Après la mise sur orbite de son dernier projet solo en 2006 (The D-Project), Stéphane Desbiens, progueux québécois multi-tâches (cf également ses participations dans Red Sand, Ere G. etc…) revient à ses premières amours en groupe, et nous livre avec ses acolytes de Sense un troisième album studio que d'aucuns attendaient avec impatience pour confirmer tout le talent entrevu sur le précédent opus, Out of Range.
Dès les premiers accords de The Sweater, le décor est planté : Sense nous propose ce qu'il sait faire de mieux, à savoir un rock progressif à l'ancienne, fortement inspiré par un Yes de bon acabit, avec de grosses colorations genesiennes. La basse est ronflante, les harmonies vocales rappellent Jon qui_vous_savez, et le symphonisme du morceau titre nous renvoie tout droit … vers Drama, seul album yessien sans la voix de son maître (!).
Qu'importe, nos québécois ont le sens de la conception solide, et s'arrêter à ces seules comparaisons serait bien réducteur par rapport au talent déployé par le quintet.

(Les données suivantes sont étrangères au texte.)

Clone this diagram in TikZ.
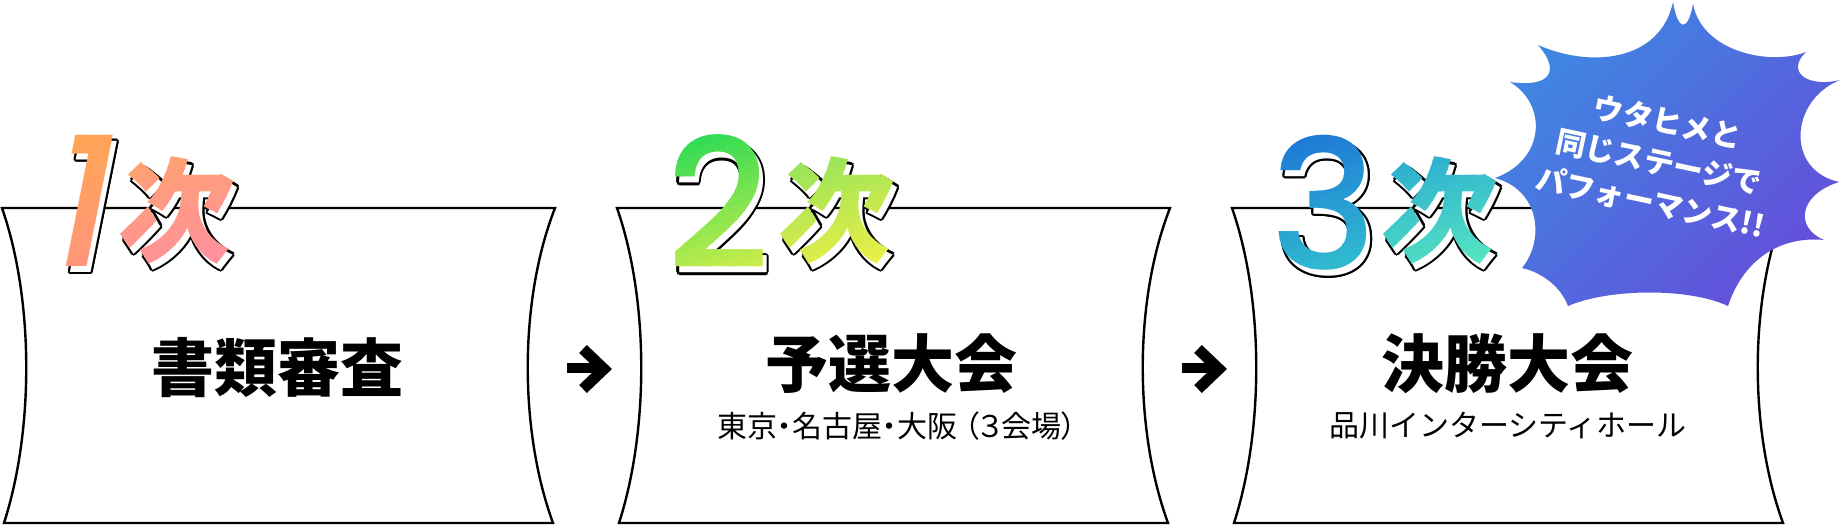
\documentclass[tikz,border=0pt]{standalone}
\usepackage{fontspec}
\newfontfamily\jp{Noto Sans CJK JP}
\newfontfamily\jpp{Noto Sans CJK JP}[RawFeature=+palt]
\IfFontExistsTF{Poppins Medium}
  {\newfontfamily\pop{Poppins Medium}\newcommand\popweight{}}
  {\newfontfamily\pop{Poppins}\newcommand\popweight{\bfseries}}
\definecolor{oA}{HTML}{FFA84E}\definecolor{oB}{HTML}{FF9382}
\definecolor{oC}{HTML}{FFA36C}\definecolor{oD}{HTML}{FF8FA3}
\definecolor{gA}{HTML}{1ED956}\definecolor{gB}{HTML}{D9EE4A}
\definecolor{gC}{HTML}{8BE25C}\definecolor{gD}{HTML}{F6F046}
\definecolor{cA}{HTML}{1C72D8}\definecolor{cB}{HTML}{33C4CE}
\definecolor{cC}{HTML}{27A6D2}\definecolor{cD}{HTML}{58EBC0}
\definecolor{bA}{HTML}{3E88E2}\definecolor{bB}{HTML}{6350DA}
\newcommand\digitfont{\pop\popweight\fontsize{180}{180}\selectfont}
\newcommand\kanjifont{\jp\bfseries\fontsize{114}{114}\selectfont}
% gradient glyph: x, y, slant, text, colour top, colour bottom, half width, half height
\newcommand\gradglyph[8]{%
  \foreach \i in {0,...,23}{%
    \pgfmathtruncatemacro\pct{round(\i*100/23)}%
    \colorlet{gtmp}{#6!\pct!#5}%
    \pgfmathsetmacro\ya{#2-#8-0.3*#7+\i*(2*#8+0.6*#7)/24}%
    \pgfmathsetmacro\yb{\ya+(2*#8+0.6*#7)/24+1}%
    \begin{scope}
      \clip (#1-#7,\ya+0.3*#7) -- (#1+#7,\ya-0.3*#7) -- (#1+#7,\yb-0.3*#7) -- (#1-#7,\yb+0.3*#7) -- cycle;
      \begin{scope}[shift={(#1,#2)}, xslant=#3]
        \node[transform shape, inner sep=0pt, text=gtmp] {#4};
      \end{scope}
    \end{scope}}}
% outlined white shadow glyph: x, y, slant, text
\newcommand\shadowglyph[4]{%
  \foreach \a in {0,30,...,330}{%
    \begin{scope}[shift={(#1+4,#2+6)}, shift={(\a:2.2)}, xslant=#3]
      \node[transform shape, inner sep=0pt, text=black] {#4};
    \end{scope}}
  \begin{scope}[shift={(#1+4,#2+6)}, xslant=#3]
    \node[transform shape, inner sep=0pt, text=white] {#4};
  \end{scope}}
\tikzset{
  stagebox/.style={draw=black, line width=2.4pt, fill=white},
  chev/.style={line width=11pt, line join=miter, miter limit=10},
  title/.style={font=\jp\bfseries\fontsize{63}{63}\selectfont, inner sep=0pt},
  sub/.style={font=\jp\fontsize{30}{30}\selectfont, inner sep=0pt},
  subp/.style={font=\jpp\fontsize{30}{30}\selectfont, inner sep=0pt},
}
\newcommand\stageshape[1]{%
  \draw[stagebox] (#1+2,208) -- (#1+555,208)
    .. controls (#1+519,300) and (#1+519,430) .. (#1+553,523)
    -- (#1+4,523) .. controls (#1+34,430) and (#1+34,300) .. cycle;}
\begin{document}
\begin{tikzpicture}[x=1pt,y=-1pt]
\useasboundingbox (0,0) rectangle (1840,525);
\fill[white] (0,0) rectangle (1840,525);
% boxes
\stageshape{0}
\stageshape{615}
\stageshape{1230}
% chevron arrows
\draw[chev] (583,349) -- (604,369) -- (583,389);
\draw[line width=10pt] (567,368) -- (600,368);
\draw[chev] (1198,349) -- (1219,369) -- (1198,389);
\draw[line width=10pt] (1182,368) -- (1215,368);
% burst
\shade[top color=bA, bottom color=bB, shading angle=45]
  (1538,45) .. controls (1590,68) and (1660,62) .. (1673,2)
  .. controls (1678,32) and (1688,32) .. (1693,4)
  .. controls (1702,52) and (1770,66) .. (1806,52)
  .. controls (1785,72) and (1808,88) .. (1840,80)
  .. controls (1790,100) and (1785,170) .. (1839,182)
  .. controls (1798,195) and (1795,228) .. (1824,240)
  .. controls (1785,236) and (1745,255) .. (1728,306)
  .. controls (1690,288) and (1610,288) .. (1568,306)
  .. controls (1560,285) and (1540,272) .. (1522,268)
  .. controls (1545,240) and (1540,190) .. (1495,178)
  .. controls (1545,160) and (1548,105) .. (1510,82)
  .. controls (1552,88) and (1560,70) .. (1538,45) -- cycle;
\node[font=\jp\bfseries\fontsize{30}{41}\selectfont, text=white, align=center, rotate=-12] (burst) at (1659,162) {ウタヒメと\\同じステージで\\パフォーマンス!!};
% step numbers
\shadowglyph{86}{201}{0.2}{\digitfont 1}
\shadowglyph{177}{210}{0.08}{\kanjifont 次}
\gradglyph{86}{201}{0.2}{\digitfont 1}{oA}{oB}{70}{70}
\gradglyph{177}{210}{0.08}{\kanjifont 次}{oC}{oD}{65}{60}
\shadowglyph{718}{202}{0}{\digitfont 2}
\shadowglyph{837}{210}{0.08}{\kanjifont 次}
\gradglyph{718}{202}{0}{\digitfont 2}{gA}{gB}{70}{70}
\gradglyph{837}{210}{0.08}{\kanjifont 次}{gC}{gD}{65}{60}
\shadowglyph{1324}{203}{0}{\digitfont 3}
\shadowglyph{1440}{210}{0.08}{\kanjifont 次}
\gradglyph{1324}{203}{0}{\digitfont 3}{cA}{cB}{70}{70}
\gradglyph{1440}{210}{0.08}{\kanjifont 次}{cC}{cD}{65}{60}
% titles
\node[title] (t1) at (277,368) {書類審査};
\node[title] (t2) at (891,364) {予選大会};
\node[subp] (s2) at (897,426) {東京・名古屋・大阪\hspace{7pt}（３会場）};
\node[title] (t3) at (1507,364) {決勝大会};
\node[sub] (s3) at (1508,426) {品川インターシティホール};
\end{tikzpicture}
\end{document}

En effet, non content de produire une musique abandonnée en ce 21è siècle par les deux dinosaures précités, Sense y ajoute une touche de modernisme en explorant d'autres univers dans lesquels nos deux références ne pourraient, compte tenu de leur pedigree, s'aventurer. Ainsi, Going Home se voit doté de deux minutes centrales très symboliques de cet état d'esprit : après un démarrage très jethro_tullien puis une partition plutôt jazzy, le groupe se permet une séquence de fusion métallique, avant de revenir à un progressif plus classique pour poursuivre et terminer ce morceau. Le même type de variations se retrouve également dans Aftermath, tandis que Stranger Coming Home lorgne franchement vers Camel, avant de se terminer dans un néo-prog jouissif.
Des titres longs permettant au groupe de développer ses idées (hormis le final de Going Home qui semble tronqué), des références bien assimilées et digérées : avec ce troisième album, Sense confirme tout son potentiel et vient placer la barre très haut. Going Home ravira tous les amateurs de progressif symphonique bien charpenté, permettant à Sense de pointer le bout de son nez dans le peloton de tête des groupes québécois de haute tenue.